From this table we can see that the mixed mean, median and mode are quite spread out. The mean, median and mode are clearly greater than that of the girls. However the difference between the mean, median and mode is small in the case of the girls and boys.
I will now draw a cumulative frequency graph to compare the heights and weights between boys and girls.
We can also compare the heights and weights of pupils through a frequency polygon graph. On this graph I will plot the heights and subsequently the weights of the boys, the girls and the mixed genders. This will allow us to see the various similarities and differences between girls, boys and all the pupils together.

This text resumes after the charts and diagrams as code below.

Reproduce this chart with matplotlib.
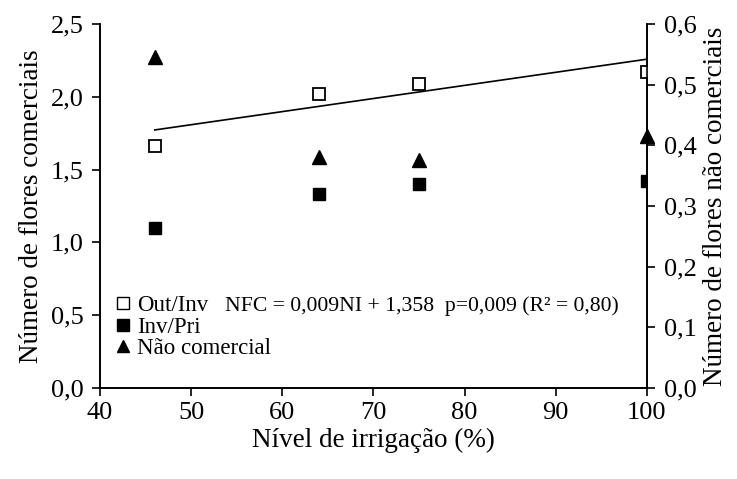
import numpy as np
import matplotlib
matplotlib.use("Agg")
import matplotlib.pyplot as plt
from matplotlib.lines import Line2D

plt.rcParams['font.family'] = ['Liberation Serif', 'DejaVu Serif']

# irrigation levels (%)
nivel = [46, 64, 75, 100]
# commercial flowers (left axis)
out_inv = [1.66, 2.02, 2.09, 2.17]
inv_pri = [1.10, 1.33, 1.40, 1.42]
# non-commercial flowers (right axis)
nao_com = [0.545, 0.380, 0.375, 0.416]

# regression NFC = a*NI + b for Out/Inv
a, b = 0.009, 1.358

fig = plt.figure(figsize=(7.37, 4.79), dpi=100)
ax = fig.add_axes([0.1357, 0.19, 0.742, 0.76])
ax2 = ax.twinx()

ax.plot(nivel, out_inv, 's', mfc='white', mec='black', mew=1.3, ms=8.5, ls='none', zorder=3)
ax.plot(nivel, inv_pri, 's', color='black', ms=8.5, ls='none', zorder=3)
xs = np.array([nivel[0], nivel[-1]])
ax.plot(xs, a * xs + b, color='black', lw=1.2, zorder=2)
ax2.plot(nivel, nao_com, '^', color='black', ms=9.5, ls='none', clip_on=False)

ax.set_xlim(40, 100)
ax.set_ylim(0, 2.5)
ax2.set_ylim(0, 0.6)
ax.set_xticks(range(40, 101, 10))
ax.set_yticks(np.arange(0, 2.51, 0.5))
ax2.set_yticks(np.arange(0, 0.61, 0.1))
ax.set_yticklabels([f"{v:.1f}".replace('.', ',') for v in np.arange(0, 2.51, 0.5)])
ax2.set_yticklabels([f"{v:.1f}".replace('.', ',') for v in np.arange(0, 0.61, 0.1)])

for axx in (ax, ax2):
    axx.spines['top'].set_visible(False)
    for s in axx.spines.values():
        s.set_linewidth(1.2)
    axx.tick_params(labelsize=19, width=1.2, length=6, direction='out', pad=6)
ax.tick_params(axis='x', pad=4)

ax.set_xlabel('Nível de irrigação (%)', fontsize=19.5, labelpad=3)
ax.set_ylabel('Número de flores comerciais', fontsize=19.5, labelpad=5)
ax2.set_ylabel('Número de flores não comerciais', fontsize=19.5, labelpad=5)

handles = [
    Line2D([], [], marker='s', ls='none', mfc='white', mec='black', mew=1.0, ms=8),
    Line2D([], [], marker='s', ls='none', color='black', ms=8),
    Line2D([], [], marker='^', ls='none', color='black', ms=8),
]
ax.legend(handles, ['Out/Inv', 'Inv/Pri', 'Não comercial'], loc='upper left',
          bbox_to_anchor=(0.03, 0.255), frameon=False, fontsize=16.5,
          handlelength=0.6, handletextpad=0.3, labelspacing=0.02,
          borderpad=0, borderaxespad=0)
ax.text(0.229, 0.225, 'NFC = 0,009NI + 1,358  p=0,009 (R² = 0,80)',
        transform=ax.transAxes, fontsize=15.6, va='center')

fig.savefig('out.png', dpi=100)
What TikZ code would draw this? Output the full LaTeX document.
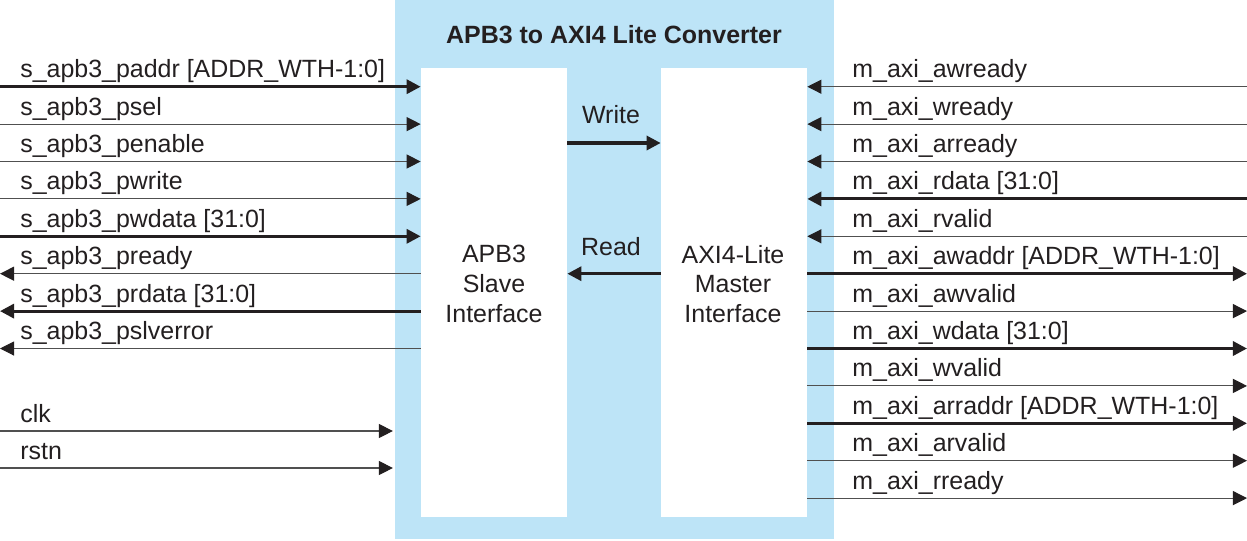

I will now investigate the correlation between the heights and weights of the pupils of Mayfield High school. An effective way of showing the correlation between heights and weights is to construct a scatter diagram.
The scatter diagrams show that as the height of a person increases their weight increases as well (and vice-versa). The scatter diagram shows a strong positive correlation. However there are a few exceptions. These exceptions could be people who are big-boned and so weigh more than their weight, or people from a different country so genetic characteristics from that particular region could have influenced their height or weight in comparison with the rest of the pupils. To show a stronger correlation I will construct separate graphs for boys and girls.
The scatter diagrams again show that the distribution of the Boys is spread apart whereas the distribution of the Girls is concentrated. The two lines of best fit can be used to find a formula which can predict the weight of a pupil if given the height and vice versa.
In conclusion I have shown that the heights of people increased as their weights did (and vice-versa). I had said in my hypothesis that “boys will be spread apart more in terms of height and weight than girls.” I have shown this at least within my own sample that Boys are taller and weigh more than girls and are more diverse in their heights and weights than girls. There may be some inaccuracies due to incorrect measuring or a few extreme cases that influence the entire sample. This extreme cases could be due to a variety of reasons some of which have stated along this coursework. To further extend this investigation I could have analyzed the data from different year groups as well as from different genders. I could also have found out the formula that would allow us to estimate the height of a boy / girl if given the weight and vice-versa.